House investigation reaches top of the TSA food chain

The House Oversight and Government Reform Committee continued their investigation of the Transportation Security Administration, this time hearing from Administ...

House lawmakers have taken their investigations into abuses of power at the Transportation Security Administration straight to the top.

Peter Neffenger, administrator of TSA, tried to defend the changes he’s made in the agency to address the abuses of power, particularly involuntary reassignment, since he took over TSA 10 months ago. But ome members of the House Oversight and Government Reform Committee were unwilling to be placated.

“You cannot recruit, you cannot retain, you cannot train, you cannot administrate. It’s a huge failure,” John Mica (R –Fla.) said, during the May 12 hearing.

Neffenger said that since he has been in charge, TSA has conducted no involuntary reassignments. In addition, the process itself has been changed to include more oversight. Requests for involuntary reassignments now undergo four distinct steps before being approved.

“I don’t think the manner in which we were doing directed reassignments before I got here was proper. … We put significant controls on that process now,” he said.

First, TSA’s office of human capital has to approve the request. Then it goes to the individual potentially being reassigned, to see whether they desire the change. Then the chief financial officer has to sign off on the costs. Finally, the request appears before the executive council and Neffenger himself for approval.

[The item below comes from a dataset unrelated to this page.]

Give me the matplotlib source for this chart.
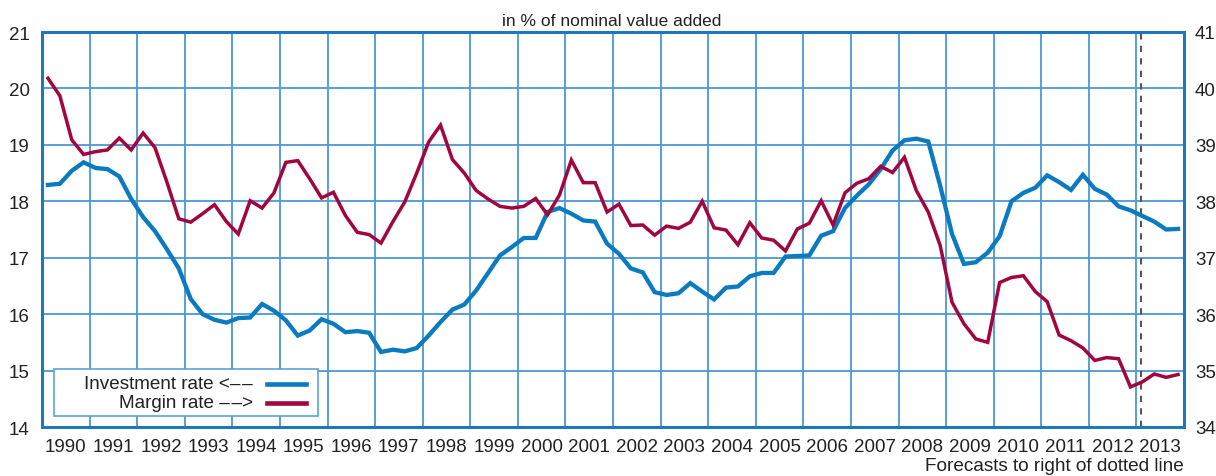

Three TSA whistleblowers testified before the committee on April 27, saying that involuntary reassignment was one of the major tools certain executives would use as retaliation against employees who reported wrongdoing. The whistleblowers said it wasn’t an issue of institutional corruption, but the actions of a handful of executives.

Neffenger said he wasn’t aware of the identities of the executives the whistleblowers spoke of, but he doesn’t think they’re a problem anymore.

“The people who were doing most of those reassignments left the agency before I started,” he said.

No one, according to Neffenger, has been disciplined or placed on administrative leave. The Office of Special Counsel is still conducting investigations into the cases of two of the whistleblowers, and Neffenger is waiting to hear the outcomes of those investigations first.

Since he took over TSA, Neffenger said the agency’s executives have performed their jobs without issue. He spoke of issuing very clear requirements, and holding his personnel accountable. However, Rep. Elijah Cummings (D-Md.) pointed out the suspicions voiced by one of the whistleblowers, namely that the offending executives were simply lying low, waiting for Neffenger to be replaced during the administration change. Mica agreed, saying Neffenger could be being fed misinformation.

“Sometimes the leader is fed mushrooms and kept in the dark,” Mica said.

Lawmakers were also concerned with a perceived double standard in the agency. According to whistleblower testimony, TSA field operatives were sometimes fired over throwing away a pen during security probes. Meanwhile, executives like Kelly Hoggan, assistant administrator for the Office of Security Operations, received $90,000, nearly half his base pay, in bonuses over the course of 13 months as TSA’s security declined to “abysmal” and “rock-bottom,” according to Rep. Jason Chaffetz (R-Utah).

Because the bonuses were largely paid in increments of $10,000 a piece, the largest amount that can be paid as a bonus, Rep. Jody Hice (R-Ga.) suggested it may be a case of “smurfing,” or breaking up large payments into smaller incremental ones in order to avoid scrutiny.  John Roth, inspector general for the Department of Homeland Security, agreed.

“It was clearly an attempt to circumvent the departmental regulations on approval,” Roth said. “The regulations that existed at the time were so loose that it was technically permissible even though clearly the intent was, I think, wrong.”

Neffenger noted that since he took over, the regulations have been changed and bonuses have been more conservative, and solely performance based.  Once again, he’s built oversight into the system, saying that bonuses now have to be approved by the department.

“I’ve not even given myself the authority,” he said.

Lawmakers also grilled Neffenger about TSA’s security issues. Rep. Stephen Lynch (D-Mass.) and Chaffetz were both expressed concern with TSA’s employee vetting and security procedures.

Lynch asked about 71 TSA employees who were reportedly in a terrorist database. Neffenger explained that this wasn’t actually the case. They were in a separate database the FBI maintains for further investigation.

“I wanted the FBI’s read on every one of these individuals,” Neffenger said. “The answer back was that none of them met sufficient information to actually directly call them a terrorist or an associate of a terrorist.”

Neffenger said that many of these workers no longer hold their credentials, and most have been removed from the database on the FBI’s recommendation. In addition, he said that TSA employees are now continuously vetted, with some employees being checked against databases daily, while others are subject to recurring annual checks.

Chaffetz wanted to know why TSA employees are the only people who can enter an airport without having to pass through security screenings. Neffenger didn’t have a good answer for him.

“I don’t understand it,” Chaffetz said. “We check the pilots, we check the passengers, but not the TSA employees? It’s not like there haven’t been arrests.”